Vice President for University Communications Stephen MacCarthy and Office of the Provost Executive Director of Communications Leo Charney did not respond to requests for comment. 

Pritchett’s response to the professors came before the Maryanne Trump Barry recordings surfaced this weekend.

The professors wrote back on July 21, countering that refusing to investigate would create a perception of favoritism.

“Even if an investigation initiated by Penn and Wharton would, as you predict, ultimately fail to arrive at a definitive finding, the very fact of authorization [sic] an investigation would send a strong message of institutional integrity,” the response to Pritchett read. “An absence of administrative action risks making the most powerful statement to the contrary — that we don’t care about the integrity of our admissions process — a statement wholly inconsistent with the bedrock values of our university community.”

Pritchett did not respond to the professors' follow-up email.

Sheller also requested an investigation into allegations Trump cheated on his SAT, a week before the professors’ initial letter.
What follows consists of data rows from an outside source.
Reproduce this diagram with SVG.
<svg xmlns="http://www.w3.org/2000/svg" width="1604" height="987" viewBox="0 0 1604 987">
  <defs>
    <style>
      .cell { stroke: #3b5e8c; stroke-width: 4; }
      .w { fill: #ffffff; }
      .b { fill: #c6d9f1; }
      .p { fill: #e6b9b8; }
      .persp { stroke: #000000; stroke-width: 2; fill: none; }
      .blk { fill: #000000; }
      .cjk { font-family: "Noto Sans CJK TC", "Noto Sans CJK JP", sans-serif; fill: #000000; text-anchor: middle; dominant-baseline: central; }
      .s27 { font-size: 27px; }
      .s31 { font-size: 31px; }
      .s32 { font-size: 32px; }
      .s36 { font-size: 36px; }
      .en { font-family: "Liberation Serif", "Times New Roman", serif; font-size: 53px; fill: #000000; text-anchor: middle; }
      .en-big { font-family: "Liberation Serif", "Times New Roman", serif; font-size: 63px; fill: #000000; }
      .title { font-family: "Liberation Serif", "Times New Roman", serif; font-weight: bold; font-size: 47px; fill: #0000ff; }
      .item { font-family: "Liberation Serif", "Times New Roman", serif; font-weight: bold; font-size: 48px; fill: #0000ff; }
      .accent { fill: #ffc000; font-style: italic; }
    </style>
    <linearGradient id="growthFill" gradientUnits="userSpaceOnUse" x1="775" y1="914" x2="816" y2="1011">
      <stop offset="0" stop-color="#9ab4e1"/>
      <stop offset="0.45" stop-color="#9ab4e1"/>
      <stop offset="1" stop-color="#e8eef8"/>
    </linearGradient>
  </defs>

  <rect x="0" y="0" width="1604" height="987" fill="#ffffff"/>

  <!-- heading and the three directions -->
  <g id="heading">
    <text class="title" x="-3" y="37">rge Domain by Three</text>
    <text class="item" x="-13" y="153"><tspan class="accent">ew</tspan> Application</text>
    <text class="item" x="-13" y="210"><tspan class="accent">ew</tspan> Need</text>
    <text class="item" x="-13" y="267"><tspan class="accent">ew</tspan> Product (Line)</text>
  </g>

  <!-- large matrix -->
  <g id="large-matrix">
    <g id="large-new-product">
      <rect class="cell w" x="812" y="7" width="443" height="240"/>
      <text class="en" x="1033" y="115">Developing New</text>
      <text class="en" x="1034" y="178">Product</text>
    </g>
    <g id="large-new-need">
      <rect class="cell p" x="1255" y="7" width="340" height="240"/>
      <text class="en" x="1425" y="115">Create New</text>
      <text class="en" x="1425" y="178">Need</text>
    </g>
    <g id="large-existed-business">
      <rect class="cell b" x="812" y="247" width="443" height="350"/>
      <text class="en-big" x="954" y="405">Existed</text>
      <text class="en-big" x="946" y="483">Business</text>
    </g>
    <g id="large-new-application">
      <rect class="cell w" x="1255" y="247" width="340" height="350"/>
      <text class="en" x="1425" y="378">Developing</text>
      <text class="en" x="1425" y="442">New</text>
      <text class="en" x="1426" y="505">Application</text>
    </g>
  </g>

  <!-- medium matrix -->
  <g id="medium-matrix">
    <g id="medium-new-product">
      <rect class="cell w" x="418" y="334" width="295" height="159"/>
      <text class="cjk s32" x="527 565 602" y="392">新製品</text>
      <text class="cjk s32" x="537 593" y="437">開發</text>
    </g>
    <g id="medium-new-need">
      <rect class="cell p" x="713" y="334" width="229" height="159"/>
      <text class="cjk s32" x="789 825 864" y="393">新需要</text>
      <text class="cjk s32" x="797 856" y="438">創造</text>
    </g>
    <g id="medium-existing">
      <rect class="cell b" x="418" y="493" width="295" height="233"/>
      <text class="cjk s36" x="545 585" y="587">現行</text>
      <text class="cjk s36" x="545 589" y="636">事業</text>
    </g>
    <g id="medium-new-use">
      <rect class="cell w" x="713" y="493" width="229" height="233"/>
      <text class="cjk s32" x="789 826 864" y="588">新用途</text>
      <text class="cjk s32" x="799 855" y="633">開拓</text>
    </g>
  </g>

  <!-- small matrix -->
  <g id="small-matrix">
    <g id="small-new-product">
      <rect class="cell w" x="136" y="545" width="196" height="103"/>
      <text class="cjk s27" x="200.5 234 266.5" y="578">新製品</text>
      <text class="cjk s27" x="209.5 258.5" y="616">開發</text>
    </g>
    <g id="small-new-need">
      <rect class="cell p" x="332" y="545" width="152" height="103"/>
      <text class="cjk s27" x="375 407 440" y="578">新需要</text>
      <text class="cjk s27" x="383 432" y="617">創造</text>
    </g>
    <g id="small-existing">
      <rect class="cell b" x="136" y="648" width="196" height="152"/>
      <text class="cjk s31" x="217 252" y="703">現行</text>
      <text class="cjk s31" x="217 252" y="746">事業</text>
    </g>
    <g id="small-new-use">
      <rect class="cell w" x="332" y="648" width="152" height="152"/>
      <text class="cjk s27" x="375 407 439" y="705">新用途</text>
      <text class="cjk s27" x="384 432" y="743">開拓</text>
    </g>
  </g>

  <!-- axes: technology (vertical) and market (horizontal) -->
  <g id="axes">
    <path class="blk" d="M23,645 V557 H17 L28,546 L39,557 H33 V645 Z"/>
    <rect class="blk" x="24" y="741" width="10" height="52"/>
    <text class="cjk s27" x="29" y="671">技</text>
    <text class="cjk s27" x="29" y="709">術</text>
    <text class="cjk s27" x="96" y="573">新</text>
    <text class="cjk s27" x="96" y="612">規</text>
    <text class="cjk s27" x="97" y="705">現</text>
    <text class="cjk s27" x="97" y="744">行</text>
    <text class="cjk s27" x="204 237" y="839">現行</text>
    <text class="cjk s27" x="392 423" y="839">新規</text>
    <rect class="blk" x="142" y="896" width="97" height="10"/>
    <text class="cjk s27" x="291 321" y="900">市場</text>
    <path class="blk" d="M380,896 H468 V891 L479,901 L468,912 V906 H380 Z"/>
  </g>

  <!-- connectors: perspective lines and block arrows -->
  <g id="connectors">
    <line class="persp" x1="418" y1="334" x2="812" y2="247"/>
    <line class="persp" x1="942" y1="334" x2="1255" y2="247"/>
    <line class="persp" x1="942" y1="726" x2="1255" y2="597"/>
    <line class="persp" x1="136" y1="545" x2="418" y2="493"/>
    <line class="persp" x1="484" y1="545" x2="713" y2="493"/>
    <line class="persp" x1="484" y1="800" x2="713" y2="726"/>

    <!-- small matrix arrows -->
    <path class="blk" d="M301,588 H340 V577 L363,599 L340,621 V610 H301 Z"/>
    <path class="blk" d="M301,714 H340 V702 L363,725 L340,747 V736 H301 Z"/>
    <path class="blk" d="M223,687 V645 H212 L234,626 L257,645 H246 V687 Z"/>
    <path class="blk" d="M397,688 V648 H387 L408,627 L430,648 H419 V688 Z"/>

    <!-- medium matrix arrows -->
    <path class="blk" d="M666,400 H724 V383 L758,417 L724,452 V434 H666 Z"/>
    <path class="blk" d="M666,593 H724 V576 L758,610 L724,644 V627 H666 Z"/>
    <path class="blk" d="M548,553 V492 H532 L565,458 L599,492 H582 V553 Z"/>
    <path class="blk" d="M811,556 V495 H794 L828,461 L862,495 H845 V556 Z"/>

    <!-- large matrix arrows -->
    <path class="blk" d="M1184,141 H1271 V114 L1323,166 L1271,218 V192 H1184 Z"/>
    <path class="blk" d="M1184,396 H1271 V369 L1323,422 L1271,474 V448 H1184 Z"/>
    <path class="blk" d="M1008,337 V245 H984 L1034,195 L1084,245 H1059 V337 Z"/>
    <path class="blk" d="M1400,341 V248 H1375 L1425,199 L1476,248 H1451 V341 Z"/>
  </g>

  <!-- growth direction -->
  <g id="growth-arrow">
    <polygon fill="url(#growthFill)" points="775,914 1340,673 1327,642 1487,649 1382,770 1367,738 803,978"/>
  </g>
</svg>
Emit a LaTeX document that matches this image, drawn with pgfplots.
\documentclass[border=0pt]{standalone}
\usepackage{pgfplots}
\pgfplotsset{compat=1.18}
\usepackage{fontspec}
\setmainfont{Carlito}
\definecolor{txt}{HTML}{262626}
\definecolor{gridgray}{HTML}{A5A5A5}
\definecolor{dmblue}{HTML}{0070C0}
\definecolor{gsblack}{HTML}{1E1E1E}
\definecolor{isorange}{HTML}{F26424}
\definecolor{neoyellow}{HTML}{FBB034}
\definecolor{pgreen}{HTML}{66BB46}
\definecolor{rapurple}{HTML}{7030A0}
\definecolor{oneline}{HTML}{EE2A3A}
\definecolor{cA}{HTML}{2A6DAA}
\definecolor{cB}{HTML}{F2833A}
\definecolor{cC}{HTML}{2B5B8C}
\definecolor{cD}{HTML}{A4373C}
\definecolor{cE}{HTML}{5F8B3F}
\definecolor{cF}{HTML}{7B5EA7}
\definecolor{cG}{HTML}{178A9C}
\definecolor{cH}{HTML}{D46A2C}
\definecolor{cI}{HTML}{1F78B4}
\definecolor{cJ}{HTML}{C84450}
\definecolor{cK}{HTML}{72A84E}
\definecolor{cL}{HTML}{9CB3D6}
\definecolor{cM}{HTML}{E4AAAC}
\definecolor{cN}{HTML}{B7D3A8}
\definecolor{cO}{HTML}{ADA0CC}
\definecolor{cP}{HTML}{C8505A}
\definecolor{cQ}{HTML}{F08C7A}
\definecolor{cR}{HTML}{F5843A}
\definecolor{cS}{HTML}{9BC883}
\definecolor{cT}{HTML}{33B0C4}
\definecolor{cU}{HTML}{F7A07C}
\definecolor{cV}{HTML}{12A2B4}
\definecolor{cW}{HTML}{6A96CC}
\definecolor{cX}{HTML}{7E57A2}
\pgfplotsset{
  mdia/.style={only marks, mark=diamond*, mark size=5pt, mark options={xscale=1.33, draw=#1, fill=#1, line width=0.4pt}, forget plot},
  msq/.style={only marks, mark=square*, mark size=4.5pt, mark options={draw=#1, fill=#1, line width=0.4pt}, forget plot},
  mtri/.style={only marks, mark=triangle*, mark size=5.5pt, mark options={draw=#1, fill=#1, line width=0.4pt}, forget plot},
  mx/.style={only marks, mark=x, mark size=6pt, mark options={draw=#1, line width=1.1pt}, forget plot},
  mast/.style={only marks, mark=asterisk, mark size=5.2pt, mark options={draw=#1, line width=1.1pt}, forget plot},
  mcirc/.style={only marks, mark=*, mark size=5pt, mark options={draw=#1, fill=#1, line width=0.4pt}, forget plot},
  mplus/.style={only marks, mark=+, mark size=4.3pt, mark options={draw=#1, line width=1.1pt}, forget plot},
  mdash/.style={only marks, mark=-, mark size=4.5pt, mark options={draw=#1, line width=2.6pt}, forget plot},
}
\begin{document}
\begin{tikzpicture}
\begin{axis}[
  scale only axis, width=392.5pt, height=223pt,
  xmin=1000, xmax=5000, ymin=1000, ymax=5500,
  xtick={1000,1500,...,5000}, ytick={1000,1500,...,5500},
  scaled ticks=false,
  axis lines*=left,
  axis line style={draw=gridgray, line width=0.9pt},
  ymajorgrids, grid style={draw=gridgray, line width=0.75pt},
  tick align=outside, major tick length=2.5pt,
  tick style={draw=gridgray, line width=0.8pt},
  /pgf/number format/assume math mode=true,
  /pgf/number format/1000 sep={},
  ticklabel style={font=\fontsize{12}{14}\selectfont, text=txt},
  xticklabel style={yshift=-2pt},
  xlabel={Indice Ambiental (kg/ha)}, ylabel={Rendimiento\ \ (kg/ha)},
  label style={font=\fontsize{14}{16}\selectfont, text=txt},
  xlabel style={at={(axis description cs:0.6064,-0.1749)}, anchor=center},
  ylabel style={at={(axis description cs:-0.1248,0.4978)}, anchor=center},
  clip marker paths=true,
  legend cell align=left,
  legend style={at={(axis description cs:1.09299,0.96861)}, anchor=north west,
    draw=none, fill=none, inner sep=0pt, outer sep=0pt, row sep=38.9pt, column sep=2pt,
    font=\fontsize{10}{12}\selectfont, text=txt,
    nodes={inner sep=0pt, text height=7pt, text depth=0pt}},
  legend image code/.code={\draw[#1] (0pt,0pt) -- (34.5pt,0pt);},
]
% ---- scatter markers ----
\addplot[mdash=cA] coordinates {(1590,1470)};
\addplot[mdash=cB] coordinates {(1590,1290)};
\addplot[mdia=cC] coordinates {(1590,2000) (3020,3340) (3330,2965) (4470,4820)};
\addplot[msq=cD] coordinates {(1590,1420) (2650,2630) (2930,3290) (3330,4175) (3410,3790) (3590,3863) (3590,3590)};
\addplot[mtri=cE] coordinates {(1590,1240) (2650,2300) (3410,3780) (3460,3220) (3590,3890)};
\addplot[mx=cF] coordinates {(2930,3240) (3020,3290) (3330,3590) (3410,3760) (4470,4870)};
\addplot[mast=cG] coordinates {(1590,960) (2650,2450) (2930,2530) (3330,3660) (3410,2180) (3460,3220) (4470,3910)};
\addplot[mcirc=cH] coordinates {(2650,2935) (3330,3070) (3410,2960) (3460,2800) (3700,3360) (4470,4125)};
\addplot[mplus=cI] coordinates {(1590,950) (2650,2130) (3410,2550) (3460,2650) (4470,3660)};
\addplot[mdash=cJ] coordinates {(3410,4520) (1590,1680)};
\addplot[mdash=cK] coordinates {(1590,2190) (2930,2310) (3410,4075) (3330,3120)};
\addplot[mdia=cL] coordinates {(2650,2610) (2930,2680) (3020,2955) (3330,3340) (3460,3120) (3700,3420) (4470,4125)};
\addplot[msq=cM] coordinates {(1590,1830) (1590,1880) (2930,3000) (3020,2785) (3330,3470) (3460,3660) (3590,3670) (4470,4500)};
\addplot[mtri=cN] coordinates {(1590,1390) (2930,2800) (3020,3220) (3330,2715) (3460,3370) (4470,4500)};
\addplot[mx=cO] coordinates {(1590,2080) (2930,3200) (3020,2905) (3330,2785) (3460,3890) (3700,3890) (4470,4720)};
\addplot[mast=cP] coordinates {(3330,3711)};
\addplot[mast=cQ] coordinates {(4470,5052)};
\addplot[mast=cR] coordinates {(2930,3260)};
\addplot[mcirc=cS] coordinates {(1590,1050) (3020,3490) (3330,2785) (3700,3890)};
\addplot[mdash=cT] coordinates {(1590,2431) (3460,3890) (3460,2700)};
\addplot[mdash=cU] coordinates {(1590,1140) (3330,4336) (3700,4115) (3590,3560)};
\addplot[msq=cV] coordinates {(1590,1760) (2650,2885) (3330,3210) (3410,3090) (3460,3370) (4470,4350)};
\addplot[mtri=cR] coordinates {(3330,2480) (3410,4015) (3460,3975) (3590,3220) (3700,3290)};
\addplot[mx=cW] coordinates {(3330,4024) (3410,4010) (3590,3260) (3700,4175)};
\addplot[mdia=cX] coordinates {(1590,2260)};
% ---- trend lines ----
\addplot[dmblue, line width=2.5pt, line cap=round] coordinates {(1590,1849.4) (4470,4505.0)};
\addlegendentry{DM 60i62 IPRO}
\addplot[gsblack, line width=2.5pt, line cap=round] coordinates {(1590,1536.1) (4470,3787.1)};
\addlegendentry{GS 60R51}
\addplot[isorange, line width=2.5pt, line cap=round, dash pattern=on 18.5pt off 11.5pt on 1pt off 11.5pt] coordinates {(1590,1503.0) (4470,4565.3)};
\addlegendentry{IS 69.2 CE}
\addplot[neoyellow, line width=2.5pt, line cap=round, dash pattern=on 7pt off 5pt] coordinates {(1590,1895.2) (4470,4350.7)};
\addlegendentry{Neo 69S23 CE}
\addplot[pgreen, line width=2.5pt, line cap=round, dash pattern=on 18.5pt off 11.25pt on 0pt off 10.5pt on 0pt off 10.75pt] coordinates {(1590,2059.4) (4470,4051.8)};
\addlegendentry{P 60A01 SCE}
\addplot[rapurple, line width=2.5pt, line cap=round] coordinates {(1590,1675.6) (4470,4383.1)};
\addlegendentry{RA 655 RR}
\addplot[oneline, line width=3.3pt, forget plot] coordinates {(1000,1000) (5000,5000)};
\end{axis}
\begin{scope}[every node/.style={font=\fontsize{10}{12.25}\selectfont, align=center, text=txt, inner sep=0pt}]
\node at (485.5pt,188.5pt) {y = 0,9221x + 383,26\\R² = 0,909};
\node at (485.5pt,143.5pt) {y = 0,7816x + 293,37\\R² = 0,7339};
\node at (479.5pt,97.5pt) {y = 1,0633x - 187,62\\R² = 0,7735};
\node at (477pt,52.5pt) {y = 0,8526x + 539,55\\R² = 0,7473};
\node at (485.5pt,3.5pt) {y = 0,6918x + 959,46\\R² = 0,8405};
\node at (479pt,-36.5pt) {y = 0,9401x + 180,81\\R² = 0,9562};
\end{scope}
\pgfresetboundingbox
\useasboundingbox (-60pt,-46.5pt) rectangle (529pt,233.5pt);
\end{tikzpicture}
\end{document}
The effort was uncoordinated with the professors, Sheller said.



“In view of the fact that parents are being sentenced to prison for fraudulent pay-offs to have their children admitted to different colleges at this time, I request that, under the circumstances, a blue ribbon committee should be appointed by the University of Pennsylvania to make a full examination of Donald Trump’s admission to the Wharton School,” wrote Sheller, the grandfather of the DP's current business manager.

While the Wharton professors heard back from Pritchett, Sheller said he has not received a response from the Penn administration.

“They should certainly conduct some type of investigation, a reasonable investigation, and at least make a substantial effort, because it's very embarrassing for the University and to its alumni,” Sheller told the DP. “Probably, we might go down in history as having the worst president in the history of the United States being a Wharton graduate. I certainly don’t relish that.”

The efforts to investigate Trump’s Penn admission are part of a larger issue the school has faced since day one of his presidency — how to deal with a graduate who is at once the most powerful person in the world but also a deeply polarizing political figure.

Orts said although he thinks it is problematic that Wharton leadership has shied away from taking positions on Trump, he pointed out that the school has also not showered the president with praise and awarded him honorary degrees.

This is not the first time Trump has faced opposition from higher education institutions. Scotland's Robert Gordon University revoked Trump's honorary degree in 2015, citing his history "of statements that are wholly incompatible with the ethos and values of the university." In 2018, faculty at Lehigh University voted to revoke Trump's honorary degree, but the school's board of trustees decided not to take action.

Both Orts and Sheller speculated the absence of an investigation stems from Penn’s fear of attracting the anger of the Oval Office’s occupant. 

“Maybe Trump can exact retribution in some way. But that is not a reason not to pursue an allegation that is credible about whether he committed fraud against us,” Orts said. “Sometimes you have to stand up for a principle. And the University of Pennsylvania, in my opinion, is certainly big enough to stand up to a bully.”